● **STATED EXERCISE**
Transcribe the listing exactly, leaving out every picture.

● **PROVIDED DATA**
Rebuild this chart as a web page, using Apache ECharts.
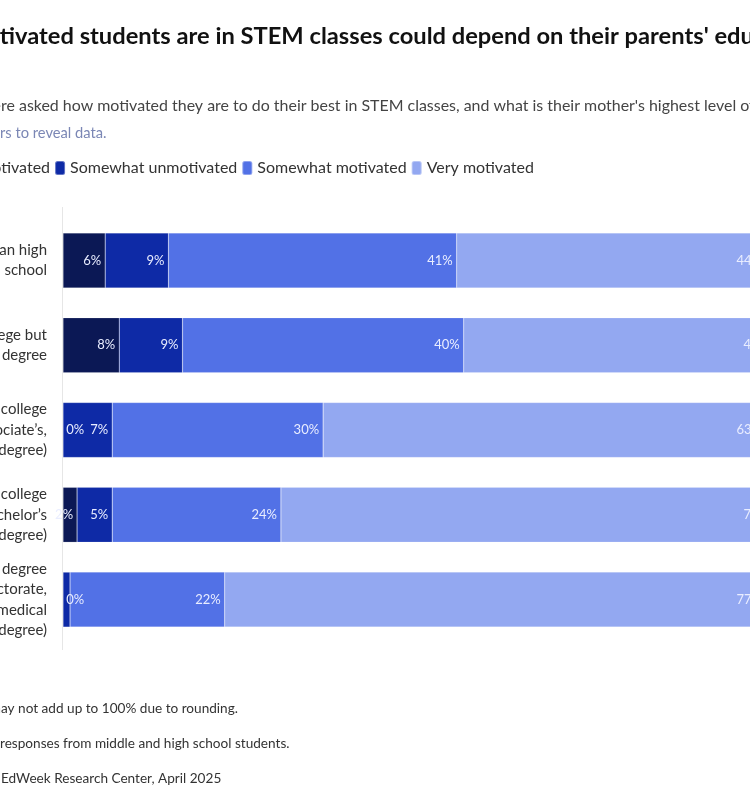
<!DOCTYPE html>
<html>
<head>
<meta charset="utf-8">
<script src="https://cdn.jsdelivr.net/npm/echarts@6/dist/echarts.min.js"></script>
<style>
  html, body { margin: 0; padding: 0; background: #fff; }
  #main { width: 750px; height: 800px; }
</style>
</head>
<body>
<div id="main"></div>
<script>
var chartDom = document.getElementById('main');
var myChart = echarts.init(chartDom);
var option;

// mother's highest level of education (top to bottom)
var categories = [
    'Less than high\nschool',
    'Some college but\nno degree',
    'Finished college\n(associate\u2019s,\n2-year degree)',
    'Finished college\n(bachelor\u2019s\n4-year degree)',
    'Graduate degree\n(master\u2019s, doctorate,\nlegal or medical\ndegree)'
];

var seriesNames = ['Very unmotivated', 'Somewhat unmotivated', 'Somewhat motivated', 'Very motivated'];
var colors = ['#0b1855', '#0e2aa6', '#5271e6', '#93a8f1'];

// percentages, one array per motivation level (rounded, so rows can sum to 101)
var veryUnmotivated = [6, 8, 0, 2, 0];
var somewhatUnmotivated = [9, 9, 7, 5, 1];
var somewhatMotivated = [41, 40, 30, 24, 22];
var veryMotivated = [44, 44, 63, 70, 77];

var values = [veryUnmotivated, somewhatUnmotivated, somewhatMotivated, veryMotivated];

var font = 'Lato';

// the picture is a crop of a wider graphic: shift each text so the
// cropped prefix falls left of the canvas edge
var ctx = document.createElement('canvas').getContext('2d');
function prefixWidth(str, size, weight) {
    ctx.font = (weight || 'normal') + ' ' + size + 'px ' + font;
    return ctx.measureText(str).width;
}

function makeSeries(idx) {
    return {
        name: seriesNames[idx],
        type: 'bar',
        stack: 'total',
        barWidth: 55,
        clip: false,
        itemStyle: {
            color: colors[idx],
            borderColor: 'rgba(255,255,255,0.35)',
            borderWidth: 0.5
        },
        label: {
            show: true,
            position: 'insideRight',
            distance: 4,
            color: '#e9edff',
            fontFamily: font,
            fontSize: 13,
            formatter: '{c}%'
        },
        data: values[idx].map(function (v) {
            if (v === 0) {
                return { value: v, label: { position: 'right', distance: 3 } };
            }
            if (v === 1) {
                return { value: v, label: { show: false } };
            }
            return v;
        })
    };
}

function cropText(text, prefix, x, y, size, weight, color) {
    return {
        type: 'text',
        left: x - prefixWidth(prefix, size, weight),
        top: y,
        style: {
            text: text,
            fontFamily: font,
            fontWeight: weight || 'normal',
            fontSize: size,
            fill: color
        }
    };
}

option = {
    backgroundColor: '#fff',
    animation: false,
    textStyle: { fontFamily: font },
    grid: {
        left: 63,
        top: 218,
        width: 703,
        height: 424,
        containLabel: false,
        outerBoundsMode: 'none'
    },
    legend: {
        left: -96,
        top: 155,
        itemWidth: 10,
        itemHeight: 14,
        itemGap: 4,
        icon: 'roundRect',
        textStyle: { fontFamily: font, fontSize: 16, color: '#333' },
        data: seriesNames
    },
    xAxis: {
        type: 'value',
        min: 0,
        max: 100,
        show: false
    },
    yAxis: {
        type: 'category',
        inverse: true,
        data: categories,
        axisLine: { show: false },
        axisTick: { show: false },
        axisLabel: {
            margin: 16,
            fontFamily: font,
            fontSize: 15,
            lineHeight: 20.5,
            color: '#333',
            align: 'right',
            padding: [0, 0, 10, 0]
        }
    },
    graphic: [
        cropText('How motivated students are in STEM classes could depend on their parents\' education',
            'How mo', 0, 24, 23.7, 'bold', '#111'),
        cropText('Students were asked how motivated they are to do their best in STEM classes, and what is their mother\'s highest level of education.',
            'Students we', 1, 98, 15.95, 'normal', '#444'),
        cropText('Hover over bars to reveal data.', 'Hover over ba', 0, 126, 14.7, 'normal', '#7b87b5'),
        {
            type: 'line',
            shape: { x1: 62.5, y1: 207, x2: 62.5, y2: 650 },
            style: { stroke: '#e6e6e6', lineWidth: 1 }
        },
        cropText('Note: Percentages may not add up to 100% due to rounding.', 'Note: Percentages m', 1, 702, 13.6, 'normal', '#333'),
        cropText('Based on responses from middle and high school students.', 'Based on ', 0, 737, 13.6, 'normal', '#333'),
        cropText('Source: EdWeek Research Center, April 2025', 'Source: ', 1, 772, 13.6, 'normal', '#333')
    ],
    series: [makeSeries(0), makeSeries(1), makeSeries(2), makeSeries(3)]
};

option && myChart.setOption(option);
</script>
</body>
</html>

● **WORKED ANSWER**
Rebuild this chart as a web page, using Apache ECharts.
<!DOCTYPE html>
<html>
<head>
<meta charset="utf-8">
<script src="https://cdn.jsdelivr.net/npm/echarts@6/dist/echarts.min.js"></script>
<style>
  html, body { margin: 0; padding: 0; background: #fff; }
  #main { width: 750px; height: 800px; }
</style>
</head>
<body>
<div id="main"></div>
<script>
var chartDom = document.getElementById('main');
var myChart = echarts.init(chartDom);
var option;

// mother's highest level of education (top to bottom)
var categories = [
    'Less than high\nschool',
    'Some college but\nno degree',
    'Finished college\n(associate\u2019s,\n2-year degree)',
    'Finished college\n(bachelor\u2019s\n4-year degree)',
    'Graduate degree\n(master\u2019s, doctorate,\nlegal or medical\ndegree)'
];

var seriesNames = ['Very unmotivated', 'Somewhat unmotivated', 'Somewhat motivated', 'Very motivated'];
var colors = ['#0b1855', '#0e2aa6', '#5271e6', '#93a8f1'];

// percentages, one array per motivation level (rounded, so rows can sum to 101)
var veryUnmotivated = [6, 8, 0, 2, 0];
var somewhatUnmotivated = [9, 9, 7, 5, 1];
var somewhatMotivated = [41, 40, 30, 24, 22];
var veryMotivated = [44, 44, 63, 70, 77];

var values = [veryUnmotivated, somewhatUnmotivated, somewhatMotivated, veryMotivated];

var font = 'Lato';

// the picture is a crop of a wider graphic: shift each text so the
// cropped prefix falls left of the canvas edge
var ctx = document.createElement('canvas').getContext('2d');
function prefixWidth(str, size, weight) {
    ctx.font = (weight || 'normal') + ' ' + size + 'px ' + font;
    return ctx.measureText(str).width;
}

function makeSeries(idx) {
    return {
        name: seriesNames[idx],
        type: 'bar',
        stack: 'total',
        barWidth: 55,
        clip: false,
        itemStyle: {
            color: colors[idx],
            borderColor: 'rgba(255,255,255,0.35)',
            borderWidth: 0.5
        },
        label: {
            show: true,
            position: 'insideRight',
            distance: 4,
            color: '#e9edff',
            fontFamily: font,
            fontSize: 13,
            formatter: '{c}%'
        },
        data: values[idx].map(function (v) {
            if (v === 0) {
                return { value: v, label: { position: 'right', distance: 3 } };
            }
            if (v === 1) {
                return { value: v, label: { show: false } };
            }
            return v;
        })
    };
}

function cropText(text, prefix, x, y, size, weight, color) {
    return {
        type: 'text',
        left: x - prefixWidth(prefix, size, weight),
        top: y,
        style: {
            text: text,
            fontFamily: font,
            fontWeight: weight || 'normal',
            fontSize: size,
            fill: color
        }
    };
}

option = {
    backgroundColor: '#fff',
    animation: false,
    textStyle: { fontFamily: font },
    grid: {
        left: 63,
        top: 218,
        width: 703,
        height: 424,
        containLabel: false,
        outerBoundsMode: 'none'
    },
    legend: {
        left: -96,
        top: 155,
        itemWidth: 10,
        itemHeight: 14,
        itemGap: 4,
        icon: 'roundRect',
        textStyle: { fontFamily: font, fontSize: 16, color: '#333' },
        data: seriesNames
    },
    xAxis: {
        type: 'value',
        min: 0,
        max: 100,
        show: false
    },
    yAxis: {
        type: 'category',
        inverse: true,
        data: categories,
        axisLine: { show: false },
        axisTick: { show: false },
        axisLabel: {
            margin: 16,
            fontFamily: font,
            fontSize: 15,
            lineHeight: 20.5,
            color: '#333',
            align: 'right',
            padding: [0, 0, 10, 0]
        }
    },
    graphic: [
        cropText('How motivated students are in STEM classes could depend on their parents\' education',
            'How mo', 0, 24, 23.7, 'bold', '#111'),
        cropText('Students were asked how motivated they are to do their best in STEM classes, and what is their mother\'s highest level of education.',
            'Students we', 1, 98, 15.95, 'normal', '#444'),
        cropText('Hover over bars to reveal data.', 'Hover over ba', 0, 126, 14.7, 'normal', '#7b87b5'),
        {
            type: 'line',
            shape: { x1: 62.5, y1: 207, x2: 62.5, y2: 650 },
            style: { stroke: '#e6e6e6', lineWidth: 1 }
        },
        cropText('Note: Percentages may not add up to 100% due to rounding.', 'Note: Percentages m', 1, 702, 13.6, 'normal', '#333'),
        cropText('Based on responses from middle and high school students.', 'Based on ', 0, 737, 13.6, 'normal', '#333'),
        cropText('Source: EdWeek Research Center, April 2025', 'Source: ', 1, 772, 13.6, 'normal', '#333')
    ],
    series: [makeSeries(0), makeSeries(1), makeSeries(2), makeSeries(3)]
};

option && myChart.setOption(option);
</script>
</body>
</html>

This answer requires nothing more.